Copy, exactly as written, the lines that begin at the one containing "Output the component" and end at the one containing "const ref = useRef<HTMLDivElement>(null);". Skip any pictures in the data below.

▶ [SUPPLIED MATERIAL]:
········
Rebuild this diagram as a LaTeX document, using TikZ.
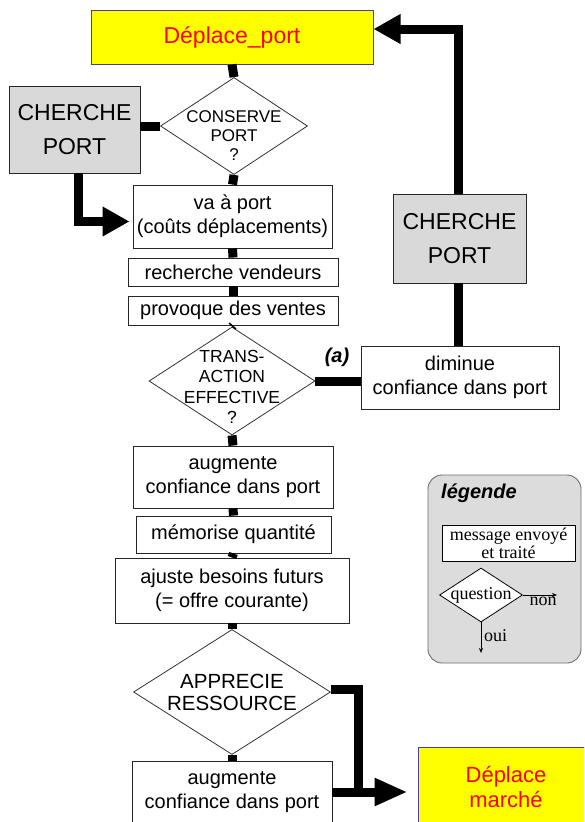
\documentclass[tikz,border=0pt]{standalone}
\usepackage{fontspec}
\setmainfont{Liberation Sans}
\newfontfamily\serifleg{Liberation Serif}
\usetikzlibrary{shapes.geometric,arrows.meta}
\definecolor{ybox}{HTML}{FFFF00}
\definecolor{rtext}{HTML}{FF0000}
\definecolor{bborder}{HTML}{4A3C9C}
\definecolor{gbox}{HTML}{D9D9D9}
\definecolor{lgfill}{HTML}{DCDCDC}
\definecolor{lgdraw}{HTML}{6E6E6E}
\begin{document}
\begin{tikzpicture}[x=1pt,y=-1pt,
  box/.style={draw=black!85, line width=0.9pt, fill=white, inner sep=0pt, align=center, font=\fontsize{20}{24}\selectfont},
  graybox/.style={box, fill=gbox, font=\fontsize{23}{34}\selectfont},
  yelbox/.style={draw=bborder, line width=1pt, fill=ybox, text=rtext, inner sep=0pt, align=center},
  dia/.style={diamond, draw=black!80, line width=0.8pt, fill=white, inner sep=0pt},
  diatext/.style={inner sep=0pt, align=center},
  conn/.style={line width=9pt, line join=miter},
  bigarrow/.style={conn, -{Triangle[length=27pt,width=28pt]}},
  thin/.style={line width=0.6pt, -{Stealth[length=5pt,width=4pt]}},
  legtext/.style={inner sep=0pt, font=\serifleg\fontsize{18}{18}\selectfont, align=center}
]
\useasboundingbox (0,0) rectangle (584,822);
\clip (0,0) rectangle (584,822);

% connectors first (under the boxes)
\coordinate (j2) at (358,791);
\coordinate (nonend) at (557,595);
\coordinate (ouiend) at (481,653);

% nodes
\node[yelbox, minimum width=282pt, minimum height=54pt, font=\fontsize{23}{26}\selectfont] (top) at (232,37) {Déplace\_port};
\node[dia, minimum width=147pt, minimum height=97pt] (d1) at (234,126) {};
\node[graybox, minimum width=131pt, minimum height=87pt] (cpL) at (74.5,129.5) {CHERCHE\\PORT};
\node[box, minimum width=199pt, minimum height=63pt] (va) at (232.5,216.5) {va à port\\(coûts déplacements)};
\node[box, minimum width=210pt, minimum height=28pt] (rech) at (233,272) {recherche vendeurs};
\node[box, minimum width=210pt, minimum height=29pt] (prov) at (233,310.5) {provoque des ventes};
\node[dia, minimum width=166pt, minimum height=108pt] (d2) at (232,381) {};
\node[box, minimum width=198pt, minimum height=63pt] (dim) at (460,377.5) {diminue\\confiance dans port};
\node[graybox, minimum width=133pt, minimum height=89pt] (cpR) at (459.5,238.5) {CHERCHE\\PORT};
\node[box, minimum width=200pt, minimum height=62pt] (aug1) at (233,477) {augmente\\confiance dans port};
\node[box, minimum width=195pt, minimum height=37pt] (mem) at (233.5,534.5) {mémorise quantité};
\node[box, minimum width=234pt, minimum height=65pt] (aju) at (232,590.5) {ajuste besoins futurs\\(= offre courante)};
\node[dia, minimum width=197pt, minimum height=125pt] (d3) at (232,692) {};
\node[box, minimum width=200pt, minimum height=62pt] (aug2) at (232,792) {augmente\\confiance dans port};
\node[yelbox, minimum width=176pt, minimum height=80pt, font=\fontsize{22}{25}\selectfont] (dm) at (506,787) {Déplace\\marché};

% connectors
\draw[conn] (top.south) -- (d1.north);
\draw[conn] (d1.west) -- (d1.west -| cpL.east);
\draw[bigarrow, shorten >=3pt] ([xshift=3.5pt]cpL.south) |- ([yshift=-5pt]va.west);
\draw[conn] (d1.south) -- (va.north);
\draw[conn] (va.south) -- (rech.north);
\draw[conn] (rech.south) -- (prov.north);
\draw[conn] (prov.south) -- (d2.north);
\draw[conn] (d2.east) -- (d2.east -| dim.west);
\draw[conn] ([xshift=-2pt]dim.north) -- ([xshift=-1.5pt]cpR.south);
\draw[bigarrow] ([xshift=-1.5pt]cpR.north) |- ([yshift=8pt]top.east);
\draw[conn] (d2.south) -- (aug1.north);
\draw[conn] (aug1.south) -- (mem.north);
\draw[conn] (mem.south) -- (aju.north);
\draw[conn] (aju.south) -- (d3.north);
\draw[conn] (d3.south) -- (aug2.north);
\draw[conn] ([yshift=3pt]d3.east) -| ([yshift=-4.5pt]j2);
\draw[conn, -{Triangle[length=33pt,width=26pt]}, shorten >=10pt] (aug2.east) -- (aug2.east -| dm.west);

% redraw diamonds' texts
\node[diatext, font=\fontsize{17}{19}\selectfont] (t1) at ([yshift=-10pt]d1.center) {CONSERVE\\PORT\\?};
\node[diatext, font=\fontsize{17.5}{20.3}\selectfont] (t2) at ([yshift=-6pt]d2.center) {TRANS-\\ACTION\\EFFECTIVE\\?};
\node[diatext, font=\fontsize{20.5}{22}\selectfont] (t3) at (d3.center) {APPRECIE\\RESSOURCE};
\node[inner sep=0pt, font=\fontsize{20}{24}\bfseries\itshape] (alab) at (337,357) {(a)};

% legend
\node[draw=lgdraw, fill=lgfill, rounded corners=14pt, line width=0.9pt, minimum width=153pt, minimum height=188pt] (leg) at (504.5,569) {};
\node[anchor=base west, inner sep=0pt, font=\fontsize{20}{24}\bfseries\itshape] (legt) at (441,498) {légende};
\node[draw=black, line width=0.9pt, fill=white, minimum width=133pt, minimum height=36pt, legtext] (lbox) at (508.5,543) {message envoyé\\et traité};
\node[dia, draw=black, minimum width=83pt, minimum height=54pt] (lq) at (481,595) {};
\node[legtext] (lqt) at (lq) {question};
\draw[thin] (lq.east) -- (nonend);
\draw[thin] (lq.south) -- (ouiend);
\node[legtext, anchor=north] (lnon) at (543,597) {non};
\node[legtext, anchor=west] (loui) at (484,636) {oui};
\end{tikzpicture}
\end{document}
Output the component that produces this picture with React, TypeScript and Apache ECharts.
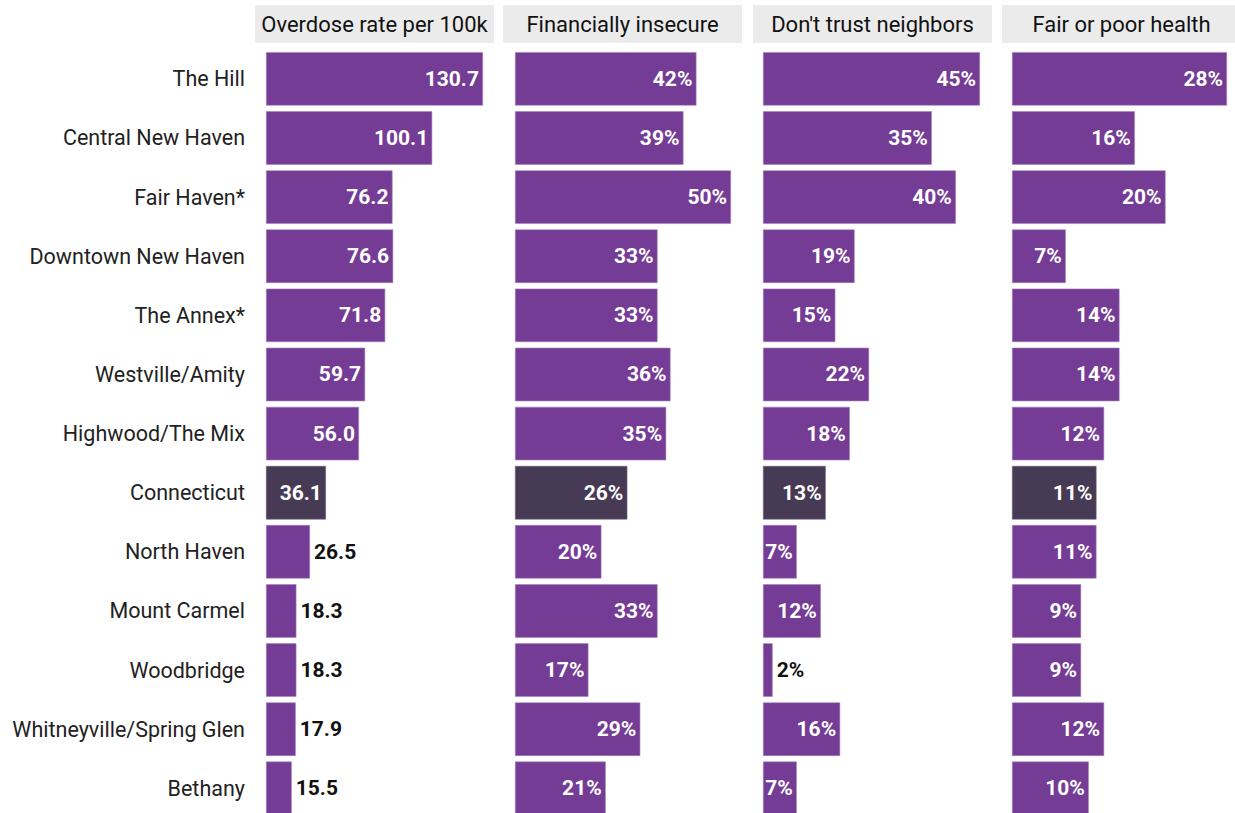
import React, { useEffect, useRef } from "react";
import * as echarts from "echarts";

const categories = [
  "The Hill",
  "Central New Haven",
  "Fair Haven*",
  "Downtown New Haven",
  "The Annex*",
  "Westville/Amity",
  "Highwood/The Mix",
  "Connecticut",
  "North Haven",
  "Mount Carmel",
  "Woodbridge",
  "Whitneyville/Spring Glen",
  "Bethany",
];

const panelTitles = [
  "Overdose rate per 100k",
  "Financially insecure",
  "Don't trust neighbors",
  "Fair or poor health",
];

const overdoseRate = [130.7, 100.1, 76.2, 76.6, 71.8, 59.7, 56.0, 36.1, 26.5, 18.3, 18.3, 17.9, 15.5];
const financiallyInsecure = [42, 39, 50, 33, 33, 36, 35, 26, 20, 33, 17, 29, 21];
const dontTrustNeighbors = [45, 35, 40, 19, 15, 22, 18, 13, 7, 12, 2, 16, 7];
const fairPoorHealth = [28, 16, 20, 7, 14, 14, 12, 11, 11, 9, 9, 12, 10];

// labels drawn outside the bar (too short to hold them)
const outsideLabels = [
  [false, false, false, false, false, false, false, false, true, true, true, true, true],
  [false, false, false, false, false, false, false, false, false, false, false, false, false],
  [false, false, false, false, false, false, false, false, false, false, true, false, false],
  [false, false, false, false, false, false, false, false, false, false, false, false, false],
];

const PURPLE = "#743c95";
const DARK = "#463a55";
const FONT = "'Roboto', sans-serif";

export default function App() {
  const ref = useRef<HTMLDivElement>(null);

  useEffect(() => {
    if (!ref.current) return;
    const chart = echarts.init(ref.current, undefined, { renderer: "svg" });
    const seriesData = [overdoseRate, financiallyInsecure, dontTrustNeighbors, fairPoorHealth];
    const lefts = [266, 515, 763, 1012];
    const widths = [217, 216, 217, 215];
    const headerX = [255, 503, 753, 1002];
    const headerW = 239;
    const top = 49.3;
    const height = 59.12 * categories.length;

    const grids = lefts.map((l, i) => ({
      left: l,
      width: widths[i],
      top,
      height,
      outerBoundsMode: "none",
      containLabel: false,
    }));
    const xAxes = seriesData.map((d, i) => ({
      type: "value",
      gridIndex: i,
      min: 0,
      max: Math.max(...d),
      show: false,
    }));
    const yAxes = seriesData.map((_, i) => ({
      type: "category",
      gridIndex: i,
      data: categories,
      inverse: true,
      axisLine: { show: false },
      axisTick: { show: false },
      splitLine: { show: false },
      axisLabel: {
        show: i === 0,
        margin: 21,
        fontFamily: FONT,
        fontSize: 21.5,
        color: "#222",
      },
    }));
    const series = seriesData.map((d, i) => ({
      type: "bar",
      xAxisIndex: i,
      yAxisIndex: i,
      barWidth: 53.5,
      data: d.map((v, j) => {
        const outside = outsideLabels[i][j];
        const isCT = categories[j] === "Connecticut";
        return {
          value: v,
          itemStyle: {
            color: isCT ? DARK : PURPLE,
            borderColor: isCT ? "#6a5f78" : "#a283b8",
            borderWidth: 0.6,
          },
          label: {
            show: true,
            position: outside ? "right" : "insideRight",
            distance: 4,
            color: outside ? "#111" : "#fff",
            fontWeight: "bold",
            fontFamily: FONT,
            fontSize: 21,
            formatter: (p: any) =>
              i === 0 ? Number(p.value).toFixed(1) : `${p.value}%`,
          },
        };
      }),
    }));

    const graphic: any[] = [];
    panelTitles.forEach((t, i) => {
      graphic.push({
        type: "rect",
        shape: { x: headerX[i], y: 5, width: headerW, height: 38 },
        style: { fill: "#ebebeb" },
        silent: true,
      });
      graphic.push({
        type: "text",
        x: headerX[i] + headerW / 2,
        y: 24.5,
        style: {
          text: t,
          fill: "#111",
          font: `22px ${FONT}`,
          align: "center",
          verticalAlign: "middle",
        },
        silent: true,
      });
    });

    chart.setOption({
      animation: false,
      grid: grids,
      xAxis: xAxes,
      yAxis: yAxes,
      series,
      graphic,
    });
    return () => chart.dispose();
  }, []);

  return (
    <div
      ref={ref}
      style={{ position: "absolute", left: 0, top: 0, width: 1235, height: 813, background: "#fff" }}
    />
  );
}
········
▶ [TASK SOLUTION]:
Output the component that produces this picture with React, TypeScript and Apache ECharts.
import React, { useEffect, useRef } from "react";
import * as echarts from "echarts";

const categories = [
  "The Hill",
  "Central New Haven",
  "Fair Haven*",
  "Downtown New Haven",
  "The Annex*",
  "Westville/Amity",
  "Highwood/The Mix",
  "Connecticut",
  "North Haven",
  "Mount Carmel",
  "Woodbridge",
  "Whitneyville/Spring Glen",
  "Bethany",
];

const panelTitles = [
  "Overdose rate per 100k",
  "Financially insecure",
  "Don't trust neighbors",
  "Fair or poor health",
];

const overdoseRate = [130.7, 100.1, 76.2, 76.6, 71.8, 59.7, 56.0, 36.1, 26.5, 18.3, 18.3, 17.9, 15.5];
const financiallyInsecure = [42, 39, 50, 33, 33, 36, 35, 26, 20, 33, 17, 29, 21];
const dontTrustNeighbors = [45, 35, 40, 19, 15, 22, 18, 13, 7, 12, 2, 16, 7];
const fairPoorHealth = [28, 16, 20, 7, 14, 14, 12, 11, 11, 9, 9, 12, 10];

// labels drawn outside the bar (too short to hold them)
const outsideLabels = [
  [false, false, false, false, false, false, false, false, true, true, true, true, true],
  [false, false, false, false, false, false, false, false, false, false, false, false, false],
  [false, false, false, false, false, false, false, false, false, false, true, false, false],
  [false, false, false, false, false, false, false, false, false, false, false, false, false],
];

const PURPLE = "#743c95";
const DARK = "#463a55";
const FONT = "'Roboto', sans-serif";

export default function App() {
  const ref = useRef<HTMLDivElement>(null);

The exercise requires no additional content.